Telah diriwayatkan Oleh Imam Abu Daud dari Urwah ibnu Zubair, dia berkata : telah Berkata Zaid Ibnu Tsabit ; Moga Allah mengampuni kesalahan Rafi ibnu Khadij, Aku lebih tahu tentang Hadits daripada dia, Sesungguhnya yang datang kepada Rasulallah adalah 2 orang laki-laki, berkata : Musaddad : mereka berdua kaum Ansor. Kemudian mereka sepakat (sewa menyewa dan imbalan yang mereka sepakati), kemudian mereka berseteru tentang kesepakatan itu, lalu Rasulallah saw Bersabda : “ Jika ini menyebabkan kalian bertengkar maka jangan kalian menyewa ladang-ladang kalian”. Musaddad menambahkan : “Jangan kalian menyewa ladang (tanpa huruf fa’ yang berarti (maka)”
(Sunan Abu Daud, 2/331)

             Zaid ibnu Tsabit telah membetulkan dan memperbaiki apa yang dikatakan Rafi’ ibnu Khadij karena dia hanya meriwayatkan pelarangan menyewa Ladang tanpa menyebutkan sebab pelarangannya sehingga maksud dari perkataan Rasulallah saw tidak sampai, sesungguhnya tatkala 2 laki-laki tadi berseteru atas apa yang telah mereka sepakati, Rasulallah saw melarang sebab perseteruan mereka, bukan melarang mereka untuk menyewakan ladang-ladang, apabila sempurna kesepakatan mereka tanpa ada perseteruan, pertengkaran, permusuhan, maka itu tidak mengapa, bahkan itu baik untuk saling ta’aruf dan bersilaturrahim.

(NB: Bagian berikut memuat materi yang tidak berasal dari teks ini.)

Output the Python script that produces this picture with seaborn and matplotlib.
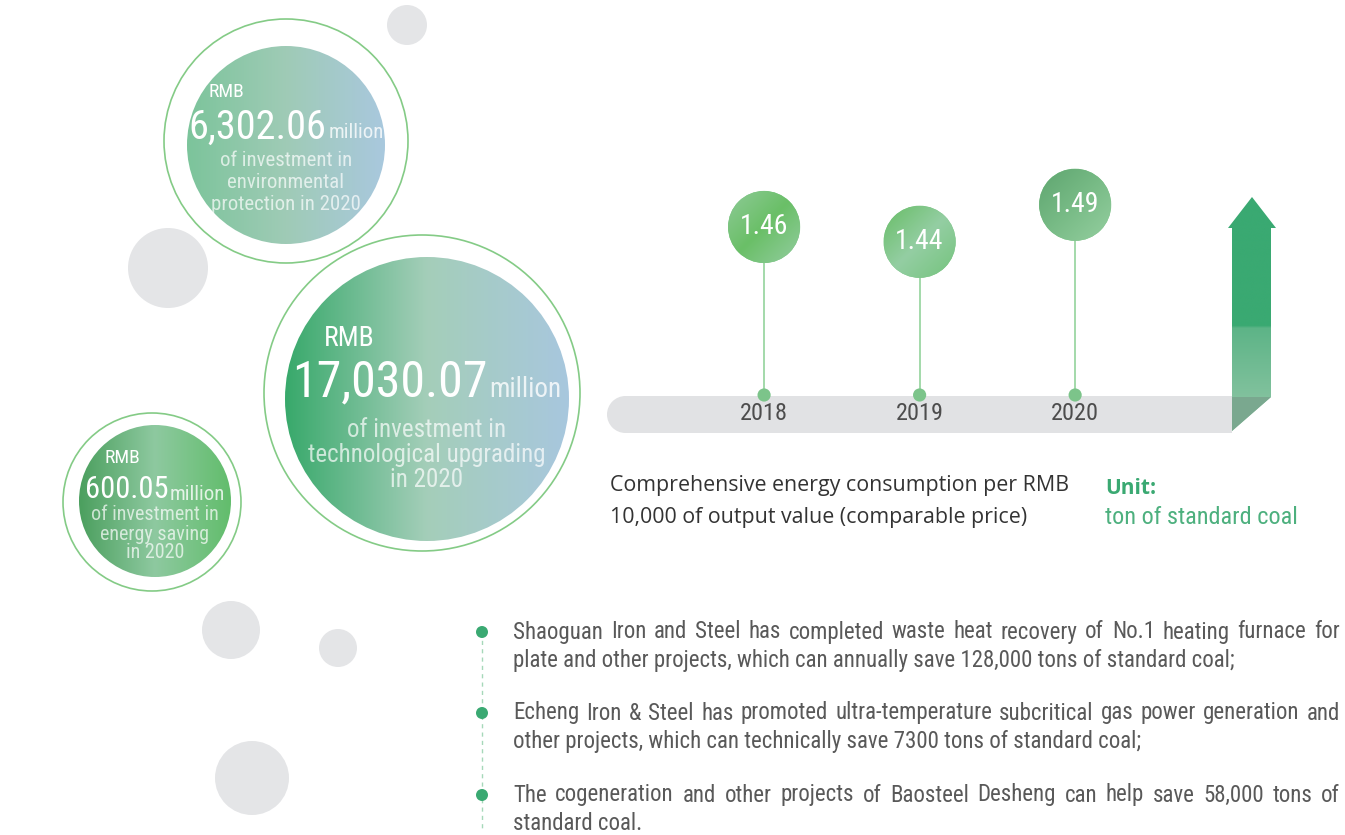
import matplotlib.pyplot as plt
import numpy as np
import pandas as pd
import seaborn as sns
from matplotlib.colors import LinearSegmentedColormap
from matplotlib.patches import Circle, Ellipse, Polygon, Rectangle

sns.set_theme(style="white")
COND = ["Roboto Condensed", "Liberation Sans Narrow", "DejaVu Sans"]
WIDE = ["Open Sans", "DejaVu Sans"]
plt.rcParams["font.family"] = COND

# ---- data ----
years = [2018, 2019, 2020]
energy_values = [1.46, 1.44, 1.49]
value_labels = ["1.46", "1.44", "1.49"]

invest_amounts = ["6,302.06", "17,030.07", "600.05"]
invest_captions = [
    ["of investment in", "environmental", "protection in 2020"],
    ["of investment in", "technological upgrading", "in 2020"],
    ["of investment in", "energy saving", "in 2020"],
]

desc_lines = [
    "Comprehensive energy consumption per RMB",
    "10,000 of output value (comparable price)",
]
unit_label = "Unit:"
unit_text = "ton of standard coal"

bullet_lines = [
    ["Shaoguan Iron and Steel has completed waste heat recovery of No.1 heating furnace for",
     "plate and other projects, which can annually save 128,000 tons of standard coal;"],
    ["Echeng Iron & Steel has promoted ultra-temperature subcritical gas power generation and",
     "other projects, which can technically save 7300 tons of standard coal;"],
    ["The cogeneration and other projects of Baosteel Desheng can help save 58,000 tons of",
     "standard coal."],
]

# ---- layout (pixels) ----
W, H = 1345, 835
GREEN = "#3aa972"
GREY_DOT = "#e4e5e7"
CIRCLE_LAYOUT = [
    dict(ring=(286, 141, 122), disc=(286, 145, 99),
         colors=["#7cc49b", "#9fcbb6", "#a9c8de"],
         num_fs=29, rmb_fs=14, mil_fs=15, cap_fs=15,
         rmb_y=92, num_y=127, cap_y0=160, cap_dy=22.5, indent=20),
    dict(ring=(422, 393, 158), disc=(427, 399, 142),
         colors=["#38a96b", "#a4ceb9", "#a8c7de"],
         num_fs=36, rmb_fs=20, mil_fs=19.5, cap_fs=18,
         rmb_y=338, num_y=382, cap_y0=430, cap_dy=25, indent=32),
    dict(ring=(152, 502, 89), disc=(155, 501, 76),
         colors=["#4b9f5e", "#8ec9a0", "#62bd6c"],
         num_fs=22, rmb_fs=14, mil_fs=15, cap_fs=14.5,
         rmb_y=458, num_y=490, cap_y0=515, cap_dy=19, indent=20),
]
GREY_CIRCLES = [(407, 25, 20), (168, 268, 40), (231, 630, 29), (338, 648, 19), (252, 778, 37)]

fig = plt.figure(figsize=(W / 100, H / 100), dpi=100)
ax = fig.add_axes([0, 0, 1, 1])
ax.set_xlim(0, W)
ax.set_ylim(H, 0)
ax.axis("off")
renderer = fig.canvas.get_renderer()


def gradient_fill(axis, clip, extent, colors, mode="h", zorder=2):
    cmap = LinearSegmentedColormap.from_list("g", colors)
    g = np.linspace(0, 1, 256)
    if mode == "h":
        arr = np.tile(g, (256, 1))
    elif mode == "v":
        arr = np.tile(g[:, None], (1, 256))
    else:
        xx, yy = np.meshgrid(g, g)
        arr = (xx + yy) / 2
    im = axis.imshow(arr, cmap=cmap, extent=extent, aspect="auto",
                     zorder=zorder, interpolation="bilinear")
    clip.set_transform(axis.transData)
    im.set_clip_path(clip)
    return im


def text_width(t):
    return t.get_window_extent(renderer).width


# grey decorative dots
for cx, cy, r in GREY_CIRCLES:
    ax.add_patch(Circle((cx, cy), r, color=GREY_DOT, lw=0, zorder=1))

# investment circles
for amount, caption, lay in zip(invest_amounts, invest_captions, CIRCLE_LAYOUT):
    rx, ry, rr = lay["ring"]
    ax.add_patch(Circle((rx, ry), rr, fill=False, ec="#84cb86", lw=1.2, zorder=2))
    dx, dy, dr = lay["disc"]
    ax.add_patch(Circle((dx, dy), dr, fc="white", lw=0, zorder=2))
    gradient_fill(ax, Circle((dx, dy), dr), (dx - dr, dx + dr, dy + dr, dy - dr),
                  lay["colors"], "h", zorder=3)
    num = ax.text(0, lay["num_y"], amount, fontsize=lay["num_fs"], color="white",
                  va="center", ha="left", zorder=5)
    mil = ax.text(0, lay["num_y"] + lay["num_fs"] * 0.2, "million", fontsize=lay["mil_fs"],
                  color="white", alpha=0.8, va="center", ha="left", zorder=5)
    wn, wm = text_width(num), text_width(mil)
    left = dx - (wn + wm + 2) / 2
    num.set_x(left)
    mil.set_x(left + wn + 2)
    ax.text(left + lay["indent"], lay["rmb_y"], "RMB", fontsize=lay["rmb_fs"], color="white",
            va="center", ha="left", zorder=5)
    for i, line in enumerate(caption):
        ax.text(dx, lay["cap_y0"] + i * lay["cap_dy"], line, fontsize=lay["cap_fs"],
                color="white", alpha=0.7, va="center", ha="center", zorder=5)

# grey timeline bar
ax.add_patch(Circle((625.5, 414.5), 18.5, color="#e1e2e4", lw=0, zorder=2))
ax.add_patch(Rectangle((625, 396), 1232 - 625, 37, color="#e1e2e4", lw=0, zorder=2))

# upward arrow
arrow = Polygon([(1252, 197), (1276, 228), (1271, 228), (1271, 397), (1232, 431),
                 (1232, 228), (1228, 228)], closed=True)
gradient_fill(ax, arrow, (1226, 1278, 431, 197),
              [(0, "#3aa972"), (0.55, "#3aa972"), (0.56, "#5db487"), (1, "#93c8a8")],
              "v", zorder=3)
ax.add_patch(Polygon([(1232, 397), (1271, 397), (1232, 431)], closed=True,
                     color="#7aa88f", lw=0, zorder=4))

# lollipop chart on its own axes
ylo, yhi = 1.233, 1.564
axl = fig.add_axes([607 / W, 1 - 395 / H, 633 / W, 245 / H])
axl.set_xlim(2016.99, 2021.06)
axl.set_ylim(ylo, yhi)
axl.axis("off")
df = pd.DataFrame({"year": years, "value": energy_values, "label": value_labels})
df["base"] = ylo
axl.vlines(df["year"], ylo, df["value"], color="#93d39c", lw=1.2, zorder=2)
sns.scatterplot(data=df, x="year", y="base", s=90, color="#7cc48a", edgecolor="none",
                legend=False, clip_on=False, zorder=3, ax=axl)
sns.scatterplot(data=df, x="year", y="value", s=2700, color="#80c78a", edgecolor="none",
                legend=False, clip_on=False, zorder=3, ax=axl)

px_year = 633 / (2021.06 - 2016.99)
px_val = 245 / (yhi - ylo)
rad = 36
bubble_colors = [
    ["#8fcb98", "#6abf67", "#93cda0"],
    ["#68bd66", "#94cea3", "#74c37c"],
    ["#5ea56f", "#78bb86", "#95cfa0"],
]
for (_, row), cols in zip(df.iterrows(), bubble_colors):
    ex, ey = rad / px_year, rad / px_val
    gradient_fill(axl, Ellipse((row["year"], row["value"]), 2 * ex, 2 * ey),
                  (row["year"] - ex, row["year"] + ex, row["value"] - ey, row["value"] + ey),
                  cols, "d", zorder=4)
    axl.text(row["year"], row["value"], row["label"], fontsize=20, color="white",
             ha="center", va="center", zorder=5)
    axl.annotate(str(row["year"]), (row["year"], ylo), xytext=(0, -13),
                 textcoords="offset points", ha="center", va="center",
                 fontsize=17.5, color="#4d4d4d", annotation_clip=False)
axl.set_xlim(2016.99, 2021.06)
axl.set_ylim(ylo, yhi)

# description and unit
for i, line in enumerate(desc_lines):
    ax.text(610, 485 + i * 33, line, fontsize=15.4, color="#333333", family=WIDE,
            va="center", ha="left", zorder=5)
ax.text(1105, 488, unit_label, fontsize=15, color=GREEN, weight="bold", family=WIDE,
        va="center", ha="left", zorder=5)
ax.text(1105, 518, unit_text, fontsize=17.5, color="#4db07e", va="center", ha="left", zorder=5)

# bullet list with justified lines
bullet_y = [632, 713, 795]
ax.plot([482, 482], [632, 830], color="#a6d8b9", lw=1, ls=(0, (3, 3)), zorder=2)
for y0, lines in zip(bullet_y, bullet_lines):
    ax.add_patch(Circle((482, y0), 6, color=GREEN, lw=0, zorder=3))
    for j, line in enumerate(lines):
        y = y0 + j * 28.5
        kw = dict(fontsize=16.5, color="#595959", va="center", ha="left", zorder=5)
        if j < len(lines) - 1:
            words = line.split()
            texts = [ax.text(0, y, w, **kw) for w in words]
            widths = [text_width(t) for t in texts]
            gap = (1340 - 513 - sum(widths)) / (len(words) - 1)
            x = 513
            for t, w in zip(texts, widths):
                t.set_x(x)
                x += w + gap
        else:
            ax.text(513, y, line, **kw)

ax.set_xlim(0, W)
ax.set_ylim(H, 0)
fig.savefig("out.png", dpi=100)
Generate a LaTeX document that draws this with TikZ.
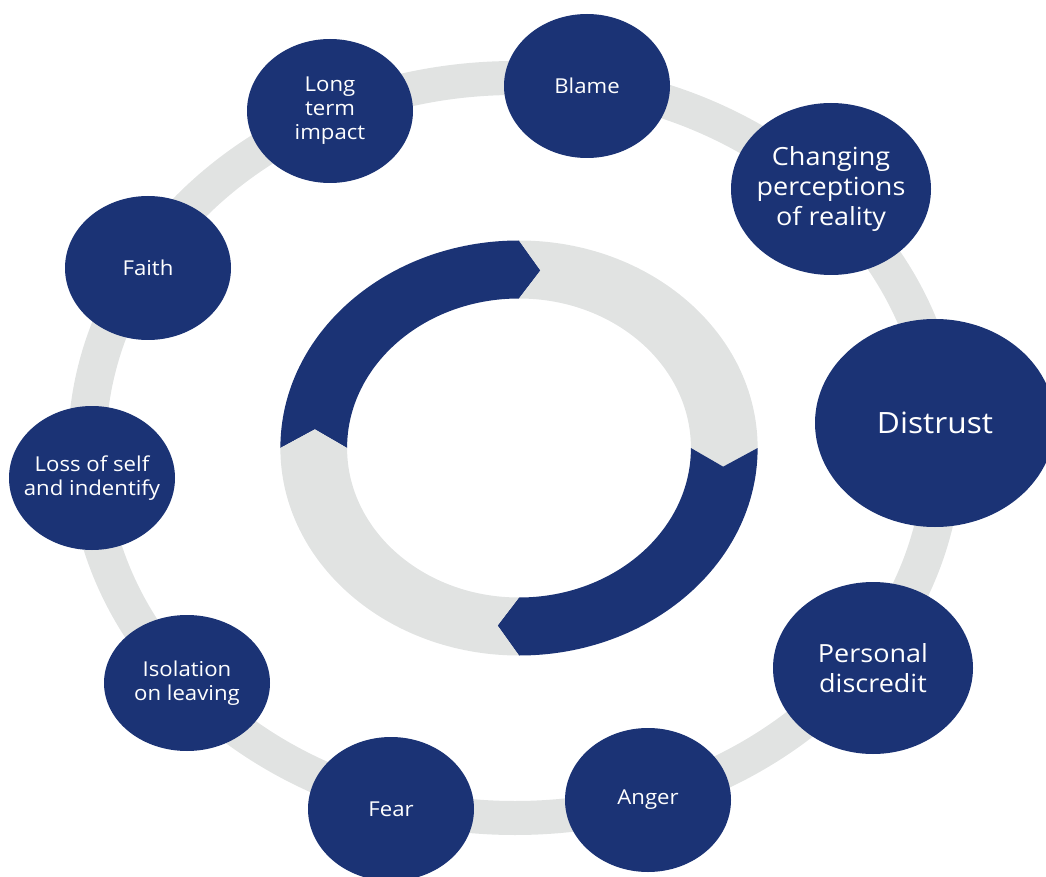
\documentclass[tikz,border=0pt]{standalone}
\usepackage{fontspec}
\setmainfont{Open Sans}[FakeStretch=1.08]
\usetikzlibrary{shapes.geometric}

\definecolor{navyblob}{RGB}{27,51,117}
\definecolor{ringgrey}{RGB}{225,227,226}

\tikzset{
  bubble/.style={ellipse, fill=navyblob, text=white, inner sep=-10pt, align=center,
    minimum width=124.5pt, minimum height=108pt, font=\fontsize{15.4}{18}\selectfont},
  bigbubble/.style={bubble, minimum width=150pt, minimum height=129pt,
    font=\fontsize{18.75}{22.5}\selectfont},
  hugebubble/.style={bubble, minimum width=180pt, minimum height=156pt,
    font=\fontsize{22}{26}\selectfont},
}

\begin{document}
\begin{tikzpicture}[x=0.75pt,y=0.75pt,yscale=-1,xscale=1]
\useasboundingbox (0,0) rectangle (1046,877);

%Outer ring
\fill [ringgrey, even odd rule] (515,448) ellipse [x radius=447, y radius=387] (515,448) ellipse [x radius=409, y radius=353];

%Inner ring arrows
\begin{scope}[shift={(519,448)}, xscale=1.15]
\fill [navyblob] (180:207.5) arc [start angle=180, end angle=270, radius=207.5] -- (276:178.5) -- (270:149.5) arc [start angle=270, end angle=180, radius=149.5] -- (186:178.5) -- cycle;
\fill [ringgrey] (270:207.5) arc [start angle=270, end angle=360, radius=207.5] -- (366:178.5) -- (360:149.5) arc [start angle=360, end angle=270, radius=149.5] -- (276:178.5) -- cycle;
\fill [navyblob] (0:207.5) arc [start angle=0, end angle=90, radius=207.5] -- (96:178.5) -- (90:149.5) arc [start angle=90, end angle=0, radius=149.5] -- (6:178.5) -- cycle;
\fill [ringgrey] (90:207.5) arc [start angle=90, end angle=180, radius=207.5] -- (186:178.5) -- (180:149.5) arc [start angle=180, end angle=90, radius=149.5] -- (96:178.5) -- cycle;
\end{scope}

% Text Node
\node [bubble] (longterm) at (330,111) {Long\\term\\impact};
% Text Node
\node [bubble] (blame) at (587,86) {Blame};
% Text Node
\node [bigbubble] (changing) at (831,189) {Changing\\perceptions\\of reality};
% Text Node
\node [hugebubble] (distrust) at (935,423) {Distrust};
% Text Node
\node [bigbubble] (discredit) at (873,668) {Personal\\discredit};
% Text Node
\node [bubble] (anger) at (648,800) {Anger};
% Text Node
\node [bubble] (fear) at (391,809) {Fear};
% Text Node
\node [bubble, minimum height=102pt] (isolation) at (187,683) {Isolation\\on leaving};
% Text Node
\node [bubble] (loss) at (92,478) {Loss of self\\and indentify};
% Text Node
\node [bubble] (faith) at (148,268) {Faith};

\end{tikzpicture}
\end{document}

Ulama’ berpendapat pelarangan hadits yang diriwayatkan Rafi’ ada 2 kemungkinan :
1.       Itu adalah awal para muhajirin ketika hijrah ke madinah dan rasulallah saw menyuruh kaum Ansor memberikan sebagian tanah mereka untuk ditanami oleh kaum muhajirin tanpa meminta imbalan atau upah dari hasil tanah itu.
2.       Adapun pelarangan Rasulallah saw menyewakan ladang dengan mengambil imbalan dari hasilnya itu dikarenakan kekhawatiran beliau terjadinya perselisihan dan permusuhan sesama muslim.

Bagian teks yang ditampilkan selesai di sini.